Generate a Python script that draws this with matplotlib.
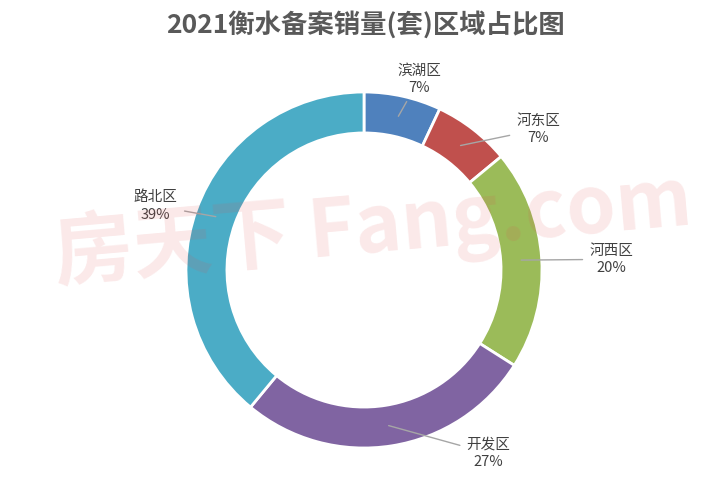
import matplotlib
matplotlib.use("Agg")
import matplotlib.pyplot as plt
import numpy as np

plt.rcParams["font.family"] = ["Noto Sans CJK SC", "DejaVu Sans"]

# data
districts = ["滨湖区", "河东区", "河西区", "开发区", "路北区"]
shares = [7, 7, 20, 27, 39]
colors = ["#4F81BD", "#C0504D", "#9BBB59", "#8064A2", "#4BACC6"]
title = "2021衡水备案销量(套)区域占比图"

# label positions (relative to donut radius)
label_pos = [(0.31, 1.07), (0.98, 0.79), (1.39, 0.06), (0.70, -1.03), (-1.17, 0.36)]

fig = plt.figure(figsize=(7.16, 4.86), dpi=100)
ax = fig.add_axes([0, 0, 1, 1])

ring = 0.23
wedges, _ = ax.pie(
    shares,
    colors=colors,
    startangle=90,
    counterclock=False,
    radius=1.0,
    wedgeprops=dict(width=ring, edgecolor="white", linewidth=2),
)

# leader lines + labels
for w, name, val, (lx, ly) in zip(wedges, districts, shares, label_pos):
    ang = np.deg2rad((w.theta1 + w.theta2) / 2)
    r = 1 - ring / 2
    ax.annotate(
        f"{name}\n{val}%",
        xy=(r * np.cos(ang), r * np.sin(ang)),
        xytext=(lx, ly),
        ha="center", va="center",
        fontsize=10.5, color="#404040", linespacing=1.3,
        arrowprops=dict(arrowstyle="-", color="#a6a6a6", lw=1,
                        shrinkA=3, shrinkB=0),
    )

# pixel scale: radius 178 px, center at (364, 270 from top)
scale = 178
ax.set_xlim(-364 / scale, (716 - 364) / scale)
ax.set_ylim(-216 / scale, 270 / scale)
ax.set_aspect("auto")
ax.axis("off")

fig.text(0.51, 0.948, title, ha="center", va="center",
         fontsize=19, fontweight="bold", color="#595959")

# watermark
fig.text(0.07, 0.53, "房天下 Fang.com", fontsize=57, fontweight="bold",
         color="#e05050", alpha=0.13, rotation=5, ha="left", va="center")

fig.savefig("out.png", dpi=100)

════════════════════

▸ **Exercise prompt**
From the first line of the material down to the line containing "-1.03), (-1.17, 0.36)]", inclusive, return each line exactly, skipping any picture.

▸ **Written solution**
Generate a Python script that draws this with matplotlib.
import matplotlib
matplotlib.use("Agg")
import matplotlib.pyplot as plt
import numpy as np

plt.rcParams["font.family"] = ["Noto Sans CJK SC", "DejaVu Sans"]

# data
districts = ["滨湖区", "河东区", "河西区", "开发区", "路北区"]
shares = [7, 7, 20, 27, 39]
colors = ["#4F81BD", "#C0504D", "#9BBB59", "#8064A2", "#4BACC6"]
title = "2021衡水备案销量(套)区域占比图"

# label positions (relative to donut radius)
label_pos = [(0.31, 1.07), (0.98, 0.79), (1.39, 0.06), (0.70, -1.03), (-1.17, 0.36)]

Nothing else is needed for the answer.